Erdogan’s African Adventure
August 29, 2011 / Nicholas Siegel
Turkey's prime minister Erdogan has traveled to Mogadishu as the first Western head of state in twenty years. This reckless gesture illustrates his daring vision: Erdogan's Turkey as a regional broker whose influence extends deep into Asia and Africa. And who, according to this vision, will lose out? Europe.
Very few European (or any, for that matter) heads of state might consider paying a late summer visit to Mogadishu, Somalia. In fact, over the last 20 years, no non-African leader has traveled to the city. Mogadishu is without question the most dangerous place on earth and has enjoyed no stable government since the ousting of the Siad Barre regime in 1991.

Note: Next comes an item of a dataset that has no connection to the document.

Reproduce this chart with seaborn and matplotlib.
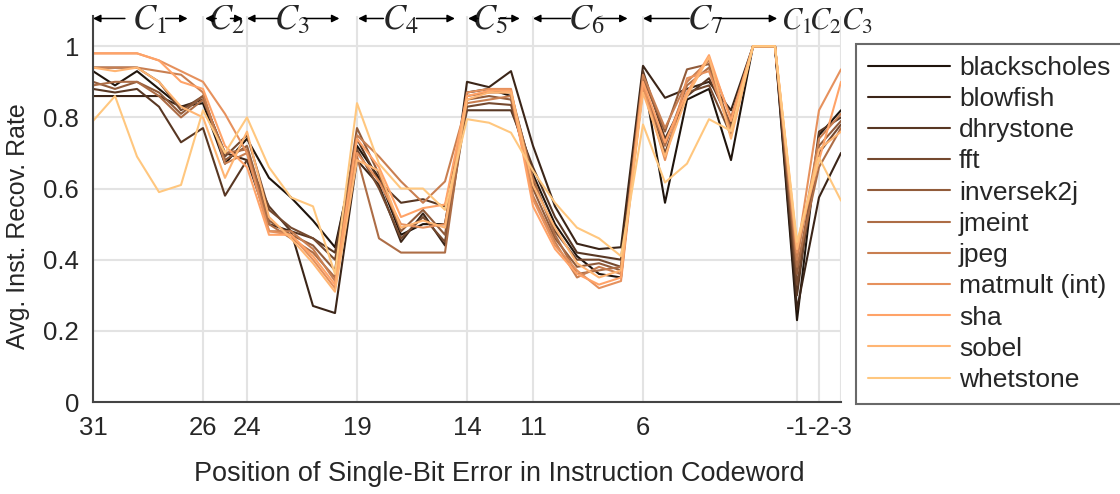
import numpy as np
import pandas as pd
import matplotlib
matplotlib.use("Agg")
import matplotlib.pyplot as plt
import seaborn as sns

# bit positions of the single-bit error (x axis, left to right)
positions = list(range(31, -1, -1)) + [-1, -2, -3]
tick_positions = [31, 26, 24, 19, 14, 11, 6, -1, -2, -3]

benchmarks = ["blackscholes", "blowfish", "dhrystone", "fft", "inversek2j",
              "jmeint", "jpeg", "matmult (int)", "sha", "sobel", "whetstone"]

# avg. instruction recovery rate per bit position (31 ... 0, -1, -2, -3)
blackscholes = [0.93, 0.89, 0.93, 0.88, 0.83, 0.84, 0.67, 0.74, 0.63, 0.575, 0.51, 0.435,
                0.72, 0.63, 0.47, 0.50, 0.50, 0.87, 0.88, 0.86, 0.64, 0.50, 0.41, 0.36,
                0.35, 0.92, 0.56, 0.85, 0.88, 0.68, 1.0, 1.0, 0.23, 0.75, 0.82]
blowfish = [0.86, 0.86, 0.86, 0.86, 0.83, 0.85, 0.70, 0.68, 0.50, 0.48, 0.27, 0.25,
            0.68, 0.61, 0.45, 0.53, 0.44, 0.90, 0.885, 0.93, 0.72, 0.55, 0.445, 0.43,
            0.435, 0.945, 0.855, 0.88, 0.90, 0.82, 1.0, 1.0, 0.26, 0.575, 0.70]
dhrystone = [0.88, 0.87, 0.88, 0.83, 0.73, 0.77, 0.58, 0.68, 0.55, 0.48, 0.46, 0.42,
             0.74, 0.62, 0.56, 0.57, 0.55, 0.82, 0.82, 0.82, 0.66, 0.52, 0.42, 0.41,
             0.40, 0.93, 0.74, 0.86, 0.91, 0.78, 1.0, 1.0, 0.30, 0.76, 0.80]
fft = [0.94, 0.94, 0.94, 0.90, 0.82, 0.86, 0.69, 0.75, 0.54, 0.49, 0.46, 0.40,
       0.71, 0.60, 0.46, 0.52, 0.45, 0.83, 0.84, 0.835, 0.62, 0.48, 0.40, 0.40,
       0.38, 0.90, 0.70, 0.87, 0.89, 0.75, 1.0, 1.0, 0.33, 0.70, 0.78]
inversek2j = [0.90, 0.88, 0.90, 0.87, 0.81, 0.86, 0.68, 0.72, 0.51, 0.47, 0.44, 0.37,
              0.77, 0.64, 0.48, 0.54, 0.47, 0.85, 0.86, 0.85, 0.60, 0.46, 0.38, 0.39,
              0.37, 0.91, 0.76, 0.935, 0.95, 0.77, 1.0, 1.0, 0.36, 0.72, 0.79]
jmeint = [0.89, 0.90, 0.90, 0.86, 0.80, 0.85, 0.70, 0.71, 0.50, 0.46, 0.42, 0.35,
          0.69, 0.46, 0.42, 0.42, 0.42, 0.86, 0.87, 0.87, 0.63, 0.47, 0.36, 0.37,
          0.38, 0.88, 0.72, 0.89, 0.94, 0.76, 1.0, 1.0, 0.38, 0.66, 0.77]
jpeg = [0.94, 0.94, 0.94, 0.93, 0.92, 0.87, 0.67, 0.70, 0.48, 0.48, 0.43, 0.34,
        0.75, 0.69, 0.62, 0.56, 0.62, 0.84, 0.85, 0.86, 0.58, 0.45, 0.35, 0.38,
        0.36, 0.92, 0.77, 0.90, 0.96, 0.80, 1.0, 1.0, 0.40, 0.74, 0.81]
matmult = [0.98, 0.98, 0.98, 0.96, 0.93, 0.90, 0.81, 0.70, 0.48, 0.47, 0.40, 0.32,
           0.70, 0.62, 0.50, 0.49, 0.50, 0.87, 0.88, 0.88, 0.57, 0.44, 0.37, 0.32,
           0.34, 0.89, 0.68, 0.91, 0.93, 0.76, 1.0, 1.0, 0.42, 0.82, 0.935]
sha = [0.98, 0.98, 0.98, 0.96, 0.90, 0.88, 0.72, 0.66, 0.47, 0.47, 0.41, 0.33,
       0.74, 0.66, 0.52, 0.545, 0.555, 0.86, 0.875, 0.875, 0.55, 0.43, 0.36, 0.33,
       0.35, 0.90, 0.73, 0.87, 0.975, 0.79, 1.0, 1.0, 0.44, 0.68, 0.90]
sobel = [0.94, 0.93, 0.94, 0.90, 0.83, 0.80, 0.63, 0.76, 0.52, 0.46, 0.39, 0.31,
         0.68, 0.65, 0.49, 0.51, 0.49, 0.85, 0.87, 0.87, 0.61, 0.49, 0.39, 0.35,
         0.37, 0.87, 0.69, 0.86, 0.97, 0.74, 1.0, 1.0, 0.43, 0.71, 0.76]
whetstone = [0.79, 0.86, 0.69, 0.59, 0.61, 0.82, 0.70, 0.80, 0.66, 0.575, 0.55, 0.36,
             0.84, 0.67, 0.60, 0.60, 0.54, 0.795, 0.785, 0.757, 0.65, 0.56, 0.49, 0.46,
             0.41, 0.78, 0.617, 0.67, 0.795, 0.762, 1.0, 1.0, 0.45, 0.687, 0.566]

series = [blackscholes, blowfish, dhrystone, fft, inversek2j, jmeint,
          jpeg, matmult, sha, sobel, whetstone]

# codeword field labels above the plot
field_labels = ["$C_1$", "$C_2$", "$C_3$", "$C_4$", "$C_5$", "$C_6$", "$C_7$"]
tail_labels = ["$C_1$", "$C_2$", "$C_3$"]

idx = {p: i for i, p in enumerate(positions)}
rows = []
for name, vals in zip(benchmarks, series):
    for p, v in zip(positions, vals):
        rows.append({"idx": idx[p], "bench": name, "rate": v})
df = pd.DataFrame(rows)

sns.set_style("white")
plt.rcParams["font.family"] = ["Liberation Sans", "DejaVu Sans"]
plt.rcParams["mathtext.fontset"] = "stix"

palette = [plt.cm.copper(v) for v in np.linspace(0.1, 1.0, len(benchmarks))]

fig = plt.figure(figsize=(11.2, 4.94), dpi=100)
ax = fig.add_axes([93 / 1120, 92 / 494, 748 / 1120, 386 / 494])

sns.lineplot(data=df, x="idx", y="rate", hue="bench", hue_order=benchmarks,
             palette=palette, linewidth=1.5, ax=ax, sort=False)

ax.set_xlim(0, len(positions) - 1)
ax.set_ylim(0, 1.085)
ax.set_xticks([idx[p] for p in tick_positions])
ax.set_xticklabels([str(p) for p in tick_positions])
ax.set_yticks([0, 0.2, 0.4, 0.6, 0.8, 1.0])
ax.set_yticklabels(["0", "0.2", "0.4", "0.6", "0.8", "1"])
ax.grid(True, color="#e3e3e3", linewidth=1.5)
ax.set_axisbelow(True)
for s in ["top", "right"]:
    ax.spines[s].set_visible(False)
for s in ["left", "bottom"]:
    ax.spines[s].set_color("#444444")
    ax.spines[s].set_linewidth(1.5)
ax.tick_params(direction="in", length=6, width=1.5, color="#444444",
               labelsize=18.5, pad=10)

ax.set_xlabel("Position of Single-Bit Error in Instruction Codeword", fontsize=19.5)
ax.xaxis.set_label_coords(0.543, -0.153)
ax.set_ylabel("Avg. Inst. Recov. Rate", fontsize=18)
ax.yaxis.set_label_coords(-0.084, 0.456)

# arrows: (left head, left tail, label centre, right tail, right head), in x-index units
arrow_y = 1.078
text_y = 1.047
marks = [(0.0, 1.45, 2.55, 3.3, 4.3),
         (5.1, 5.6, 6.05, 6.25, 6.8),
         (7.0, 8.4, 9.05, 9.6, 11.2),
         (12.05, 13.2, 13.95, 14.7, 16.45),
         (17.05, 17.5, 18.05, 18.45, 19.4),
         (20.0, 21.7, 22.4, 22.95, 24.3),
         (25.0, 27.1, 27.8, 28.45, 31.1)]
arrow_kw = dict(arrowstyle="-|>", color="black", lw=1.1,
                mutation_scale=11, shrinkA=0, shrinkB=0)
for lab, (lh, lt, xm, rt, rh) in zip(field_labels, marks):
    ax.text(xm, text_y, lab, fontsize=25, ha="center", va="baseline",
            clip_on=False)
    ax.annotate("", xy=(lh, arrow_y), xytext=(lt, arrow_y),
                arrowprops=arrow_kw, annotation_clip=False)
    ax.annotate("", xy=(rh, arrow_y), xytext=(rt, arrow_y),
                arrowprops=arrow_kw, annotation_clip=False)
for lab, xm in zip(tail_labels, [31.95, 33.3, 34.7]):
    ax.text(xm, text_y, lab, fontsize=22, ha="center", va="baseline",
            clip_on=False)

leg = ax.get_legend()
handles = leg.legend_handles
labels = [t.get_text() for t in leg.get_texts()]
leg.remove()
fl = fig.legend(handles, labels, loc="upper left",
                bbox_to_anchor=(856 / 1120, 1 - 44 / 494),
                fontsize=19, frameon=True, fancybox=False,
                handlelength=3.1, handletextpad=0.35, labelspacing=0.273,
                borderpad=0.45, borderaxespad=0)
fl.get_frame().set_edgecolor("#444444")
fl.get_frame().set_linewidth(1.5)
for h in fl.legend_handles:
    h.set_linewidth(1.5)

fig.savefig("out.png", dpi=100)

And yet last week, posters of a certain prime minister, cast against the backdrop of his nation’s crimson red flag, bedecked the city’s airport, harbor, and countless pockmarked buildings. Chants of “Turkey! Turkey!” rang out as flag-waving Somalis lined up to greet the motorcade of one of the most important leaders of the Muslim, as well as Western, world: Turkish Prime Minister Racep Tayyip Erdogan.
Currently, many parts of Mogadishu, a city of roughly two million, are totally ungoverned. Al Shabaab, the Islamic insurgents who recently withdrew from a four-year contest with the Transitional Federal Government for control of the city, claim to be regrouping in the countryside. From there they have promised to wage a guerrilla campaign against government and African Union peacekeepers in Mogadishu. This means targeted killings, and perhaps also suicide attacks. Compounding this insecurity is the ongoing famine in Somalia, which is threatening nearly half of the country’s population.
Erdogan, who was accompanied by his family and five cabinet ministers, had explained his reasons for traveling to Somalia to party members at a meeting in Ankara several days earlier: “Every day hundreds of our African brothers are dying. Where is the world, the developed countries? Do they extend their hands?”
This visit, according to the Prime Minister, was therefore part of an ongoing campaign to aid the hungry in Somalia, and bring global attention to the crisis.
In fact, this visit falls in line with the growing ego of a president who has expanded Turkey’s influence abroad over the last eight years almost as much as he has consolidated his own power within the country’s body politic. Turkey’s “Zero Problems with the Neighbors policy,” tirelessly championed by Foreign Minister Ahmet Davutoglu, has seen the country reemerge as an impressive, though imperfect, deal-maker in the Balkans, Middle East, North Africa, and to some extent Central Asia. While the Arab Spring has complicated this policy (Turkey does have an immediate problem with its neighbor Syria), there appears to be no indication that a less assertive and open foreign policy will continue to govern Erdogan’s strategy for expanding his country’s position on the global stage.
Domestically, the Prime Minister is unassailable. After winning his third consecutive election in June, he has now asserted control over the one lever of power always held at arm’s reach from Turkey’s elected leaders – the military. With 10 percent of the country’s senior generals imprisoned on suspicion of seditious plotting against the government – in the so-called Ergenekon and Sledgehammer conspiracies – and the remainder either obliged to resign or cowed into accepting civilian control over military affairs, Erdogan has made himself the most powerful man in Turkish history since Atatürk.
This combined to make Mogadishu a tremendous – though still dangerous – opportunity for the Prime Minister. During the holy month of Ramadan there could be no better gesture of generosity and solidarity with fellow Muslims than to visit the famine-stricken Horn of Africa bearing aid. And so the world watched as a bold, unflinching leader of a prosperous Muslim democracy waded into a warzone to provide stability, relief and leadership. The crowds cheered, Turkish flags waved, and Turkish political and economic interests in the region were well served. “Istanbul,” according to the Prime Minister, has now even become the most popular name for girls born in Somalia.
There is also little question who came out looking the worse for this visit. Erdogan did not mince words in his remarks at the party meeting in Istanbul, where he reviled those that have “plundered for centuries and made these regions bloody hostages of dictatorial regimes for their own interests….” Frustrating dreams of accession to the European Union now perhaps having finally faded, Turkish prosperity and influence will come, under this reinvigorated leader, independent of the West. This, Erdogan wants to be clear, is Europe’s loss.
Nicholas Siegel is a program officer with the Transatlantic Academy in Washington, DC.